The Audience is Listening
While vision is key to the installation, one of the trickiest aspects of job was audio integration. The space must not only be able to run orchestral performances, presentations or cinema easily without an operator but also switch quickly to control by engineers from desks. All sources and mixes not only feed the house, but also the hearing assistance loop and Lectopia Echo360 lecture capture system.
Along with wireless and wired microphones patched to the existing Mackie analogue sound desk, a QSC DCP100 7.1 surround processor feeds QSC amps with decoded audio from the 35mm film projector and the Extron XTP. To enable control and switching of such diverse sources, an Extron DMP128 12X8 digital matrix processor was installed, enabling any source to be sent any speaker in the auditorium, including the Krix surround system and FOH Bose Panarays.

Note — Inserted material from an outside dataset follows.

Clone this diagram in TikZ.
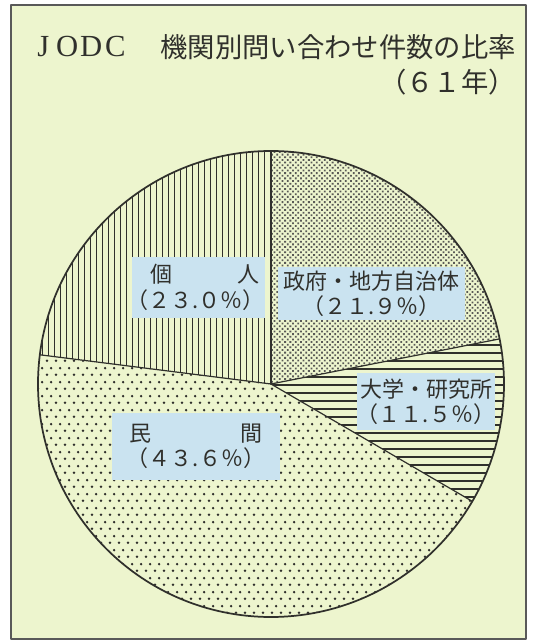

Scott Morrison is proud to have taken part in such a complex refurbishment, and praises his partners. “It’s been a good positive relationship between the three parties. Because of the complexities of the space, there’s been a lot of positive discourse and collaboration around schematics and ideas. The workflow between client, contractor and consultant had been really good.” Pasquale Valpied is equally complimentary about Soundcorp’s involvement; “It was a large job and Soundcorp did it well. There are completely new audio and vision racks, half the size of the previous racks. We’ve given them full HD digital video, 7.1 downmixing, 7.1 playback, and flexible inputs to bring in HDMI or VGA for future expansion.”
Soundcorp’s Sam Moore is pleased to have overseen a long but successful project. “Parity have done a great job of keeping up with new technology as the stages have been implemented. It’s taken the system from analogue to full HD digital. It’s been quite a journey. Working with Parity and the University of Melbourne, along with AMX and Extron, we’ve solved all of the issues that have come up and given a unique space a new lease on life.”